Está preparado para recibir a la muerte. Con su pala para cubrir las fosas que él mismo cavó. Es su trabajo, el de Manuel Cano. Unos dos centenares de adolescentes comienzan a surgir entre las tumbas del panteón San Rafael de Ciudad Juárez, unos agonizando en su llanto, y otros ocho en ataúdes dirigiéndose hacia él.

Nunca el enterrador había sentido nada igual. Ni en los dos últimos años, cuando comenzó a tener más trabajo al lanzarse la llamada guerra contra el narcotráfico del presidente de México, Felipe Calderón, y los asesinatos se dispararon: unos 4.500 en una ciudad militarizada donde la media de ejecutados es entre 10 y 15 al día, y sus muertes son noticia por unos minutos u horas, hasta que llega otro asesinato. Y otro.

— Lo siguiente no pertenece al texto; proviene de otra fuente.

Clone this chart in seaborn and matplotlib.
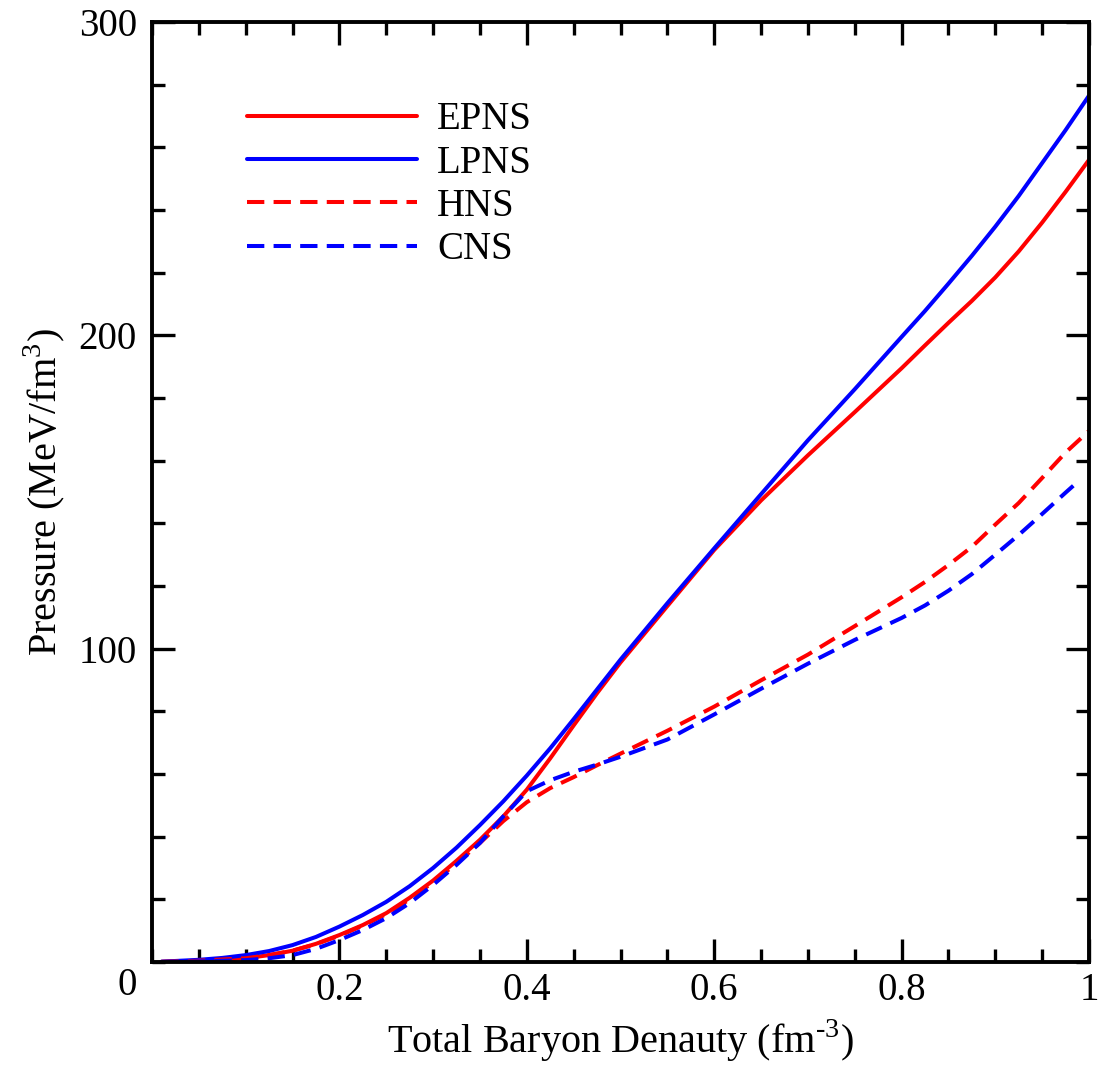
import numpy as np
import pandas as pd
import matplotlib
matplotlib.use("Agg")
import matplotlib.pyplot as plt
from matplotlib.ticker import MultipleLocator, FixedLocator
import seaborn as sns

# ---- data ----
density = [0.01, 0.05, 0.075, 0.10, 0.125, 0.15, 0.175, 0.20, 0.225, 0.25, 0.275, 0.30,
           0.325, 0.35, 0.375, 0.40, 0.425, 0.45, 0.475, 0.50, 0.55, 0.60, 0.65, 0.70,
           0.75, 0.80, 0.825, 0.85, 0.875, 0.90, 0.925, 0.95, 0.975, 1.00]
epns = [0.05, 0.4, 0.8, 1.2, 2.2, 3.6, 5.8, 8.6, 11.8, 15.6, 20.5, 26.0,
        32.3, 39.0, 46.5, 55.0, 65.0, 75.5, 85.8, 95.6, 113.6, 131.5, 147.3, 161.7,
        175.5, 189.5, 196.8, 204.0, 211.0, 218.5, 226.8, 236.0, 245.8, 256.0]
lpns = [0.1, 0.7, 1.3, 2.2, 3.5, 5.4, 8.0, 11.3, 15.0, 19.2, 24.2, 30.0,
        36.5, 43.7, 51.3, 59.5, 68.2, 77.5, 87.0, 96.5, 114.5, 132.0, 149.3, 166.5,
        182.8, 199.5, 207.8, 216.5, 225.4, 234.7, 244.5, 255.0, 265.5, 276.5]
hns = [0.05, 0.4, 0.8, 1.2, 2.2, 3.6, 5.7, 8.4, 11.6, 15.3, 20.0, 25.5,
       31.5, 38.0, 45.0, 51.0, 55.5, 59.0, 62.8, 66.5, 73.8, 81.5, 89.9, 98.1,
       107.2, 116.4, 121.3, 126.7, 132.5, 139.6, 146.5, 154.5, 162.6, 169.5]
cns_density = [0.01, 0.05, 0.075, 0.10, 0.125, 0.15, 0.175, 0.20, 0.225, 0.25, 0.275, 0.30,
               0.325, 0.35, 0.375, 0.40, 0.425, 0.45, 0.475, 0.50, 0.55, 0.60, 0.65, 0.70,
               0.75, 0.80, 0.825, 0.85, 0.875, 0.90, 0.925, 0.95, 0.975, 0.99]
cns = [0.02, 0.2, 0.4, 0.6, 1.2, 2.2, 4.2, 7.0, 10.2, 14.0, 18.8, 24.6,
       31.0, 38.0, 46.5, 54.5, 58.0, 60.7, 63.0, 65.5, 71.0, 79.0, 87.2, 95.2,
       102.8, 109.8, 113.8, 118.5, 123.8, 130.0, 136.3, 143.0, 149.8, 153.8]

series_names = ["EPNS", "LPNS", "HNS", "CNS"]
x_ticks = [0.2, 0.4, 0.6, 0.8, 1.0]
x_tick_labels = ["0.2", "0.4", "0.6", "0.8", "1"]
y_ticks = [100, 200, 300]
y_tick_labels = ["100", "200", "300"]

frames = []
for name, xs, ys in [("EPNS", density, epns), ("LPNS", density, lpns),
                     ("HNS", density, hns), ("CNS", cns_density, cns)]:
    frames.append(pd.DataFrame({"density": xs, "pressure": ys, "model": name}))
df = pd.concat(frames, ignore_index=True)

sns.set_theme(style="ticks")
plt.rcParams["font.family"] = ["Liberation Serif", "DejaVu Serif"]
plt.rcParams["mathtext.fontset"] = "custom"
plt.rcParams["mathtext.rm"] = "Liberation Serif"
for key in ["text.color", "axes.labelcolor", "xtick.color", "ytick.color", "axes.edgecolor"]:
    plt.rcParams[key] = "black"

fig = plt.figure(figsize=(11.01, 10.70), dpi=100)
ax = fig.add_axes([152 / 1101, 108 / 1070, 937 / 1101, 940 / 1070])

palette = {"EPNS": "#ff0000", "LPNS": "#0000ff", "HNS": "#ff0000", "CNS": "#0000ff"}
dashes = {"EPNS": "", "LPNS": "", "HNS": (4.3, 2.3), "CNS": (4.3, 2.3)}
sns.lineplot(data=df, x="density", y="pressure", hue="model", style="model",
             hue_order=series_names, style_order=series_names,
             palette=palette, dashes=dashes, linewidth=2.9, sort=False,
             estimator=None, ax=ax, legend=True)

ax.set_xlim(0, 1)
ax.set_ylim(0, 300)
ax.xaxis.set_major_locator(FixedLocator(x_ticks))
ax.set_xticklabels(x_tick_labels)
ax.xaxis.set_minor_locator(MultipleLocator(0.05))
ax.yaxis.set_major_locator(FixedLocator(y_ticks))
ax.set_yticklabels(y_tick_labels)
ax.yaxis.set_minor_locator(MultipleLocator(20))

ax.tick_params(which="both", direction="in", top=True, right=True, width=2.4,
               labelsize=28, colors="black")
ax.tick_params(which="major", length=16.5, pad=11)
ax.tick_params(axis="x", which="major", pad=7)
ax.tick_params(which="minor", length=9.4)
for sp in ax.spines.values():
    sp.set_linewidth(2.8)
    sp.set_color("black")

ax.text(-0.0267, -0.0245, "0", transform=ax.transAxes, ha="center", va="center",
        fontsize=28)

ax.set_xlabel(r"Total Baryon Denauty (fm$^{\mathregular{\text{-}3}}$)", fontsize=29, labelpad=6)
ax.set_ylabel(r"Pressure (MeV/fm$^{\mathregular{3}}$)", fontsize=29, labelpad=8)

leg = ax.legend(loc="upper left", bbox_to_anchor=(0.085, 0.932), frameon=False,
                fontsize=28, handlelength=4.37, handletextpad=0.52,
                labelspacing=0.16, borderaxespad=0)
for h in leg.get_lines():
    h.set_linewidth(2.9)

fig.savefig("out.png", dpi=100)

"Ciudad Juárez está masacrada. Es una ciudad fantasma. Ya no hay futuro", afirma Cano, con 40 años y miles de fosas cavadas desde que hace una década empezó con este oficio. El ataúd de José Luis Piña, de 16 años, está al lado del de su hermano, Marcos, de 19, y estudiante de Relaciones Internacionales en la Universidad Autónoma de Ciudad Juárez. Su madre, Luz María Dávila, una trabajadora de una fábrica maquiladora, se resiste a separarse de sus dos únicos hijos.

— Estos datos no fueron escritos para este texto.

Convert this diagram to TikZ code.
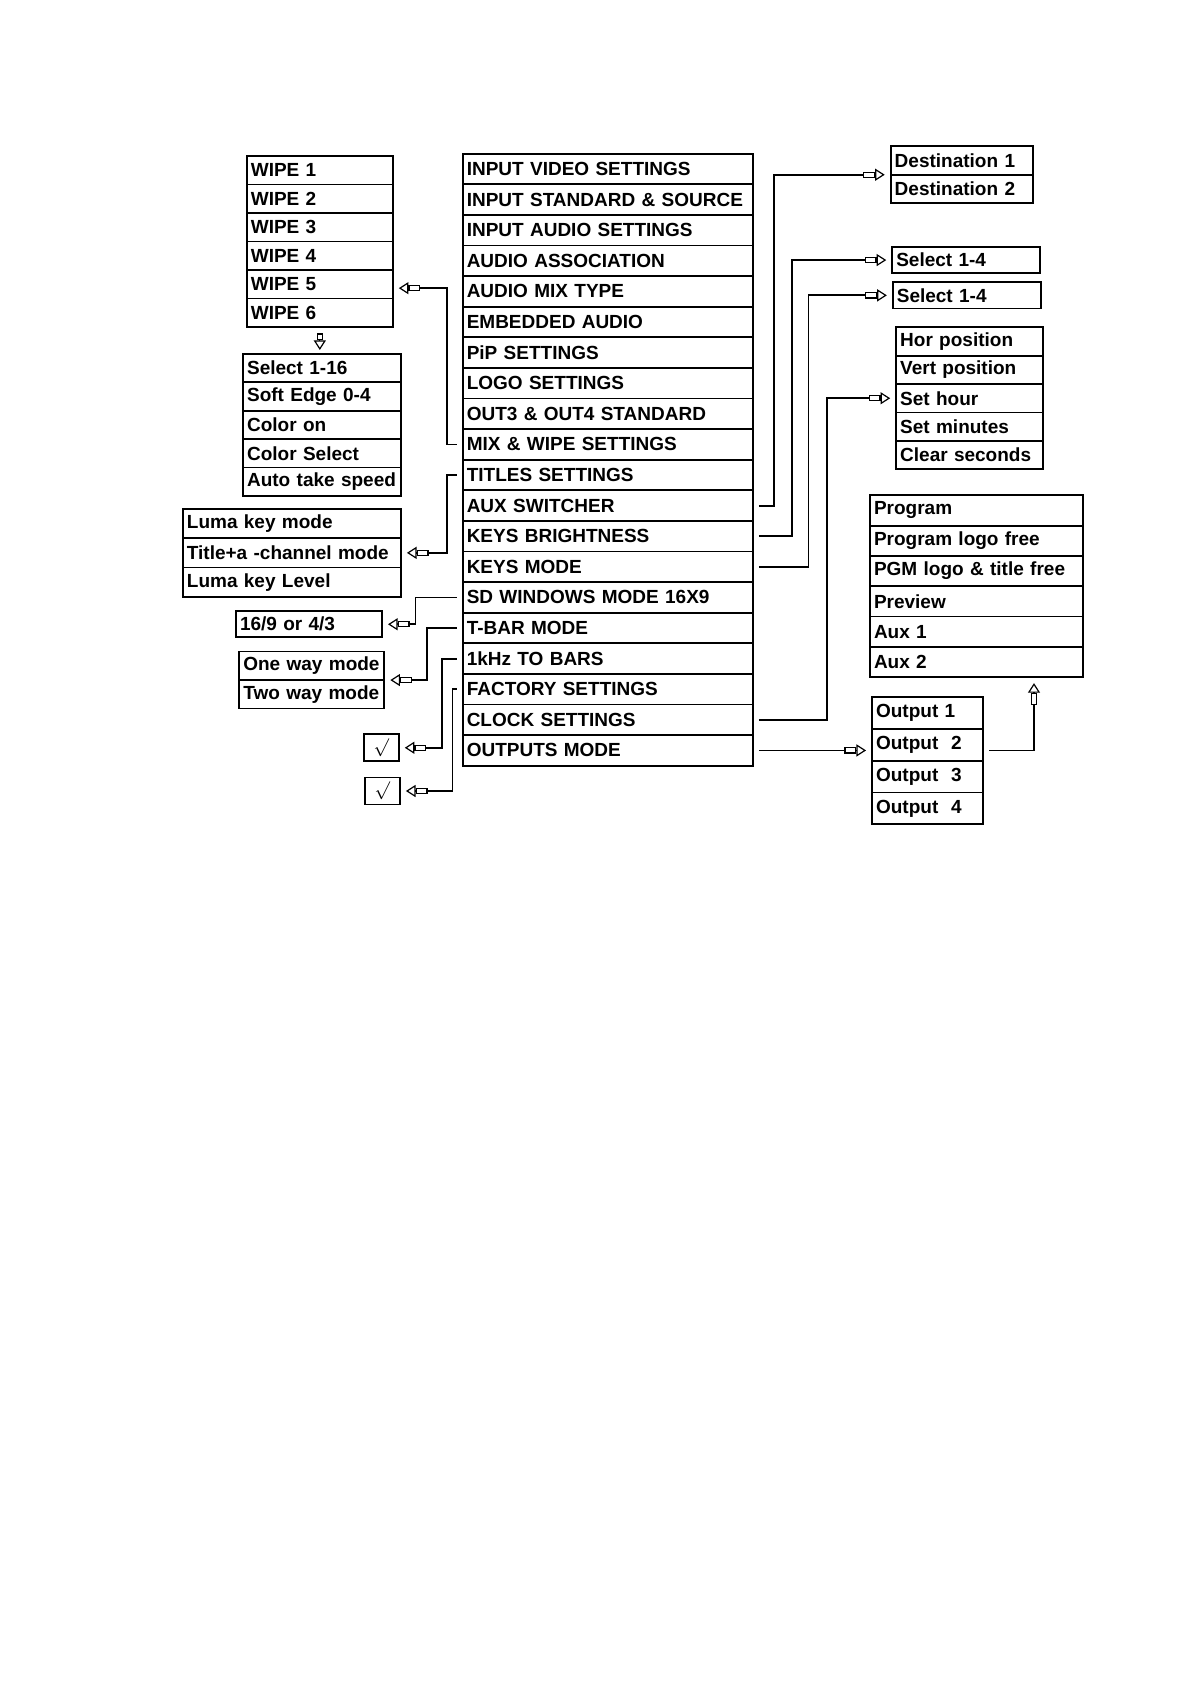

Su hermana Patricia grita justicia. La misma que exigió horas antes al gobernador del estado de Chihuahua, José Reyes Baeza, cuando acudió a la calle de la masacre para dar las condolencias y Prometerles que no habrá chivos expiatorios. Y se encontró con unas mujeres con carteles pidiéndole que no mueran más, que no sigan matando a Juárez.

"Usted tiene un guardaespaldas que lo protegen, pero nosotros no tenemos ni dinero para comprar un arma y defendernos", le dijo al gobernador mientras subía a la camioneta blindada sin mirarle a los ojos.

"No queremos caras que no son. Queremos justicia", gritó Patricia Dávila. Es miércoles 3 de febrero en el Panteón San Rafael de Ciudad Juárez y ocho adolescentes de los 16 asesinados el pasado sábado en una fiesta estudiantil están siendo enterrados a la hora del atardecer.

El azul intenso del inmenso cielo de Juárez que cubre las dunas del desierto es hoy de un gris feroz. Pero la lluvia salvaje y persistente que ha azotado durante todo el día desaparece cuando los jóvenes, de entre 15 y 19 años, van a recibir su despedida.

En la calle Villa del Portal de la colonia obrera Villas de Salvárcar (donde el sábado pasado fueron acribillados en tres casas 28 personas durante una fiesta estudiantil y 16 de ellas murieron), las huellas de los charcos de sangre comienzan a borrarse. "Nos han amenazado", afirman varios familiares de las víctimas que prefieren guardar el anonimato. Algunas de estas familias están pensando dejar Ciudad Juárez, uniéndose a los 150.000 habitantes que han abandonado la ciudad, según datos oficiosos, rumbo al interior del país o a EEUU. "Tememos que los sicarios regresen a las casas", afirmó una de las madres de las víctimas: "En Ciudad Juárez uno sale de la casa pensando que no va a regresar. No se puede vivir".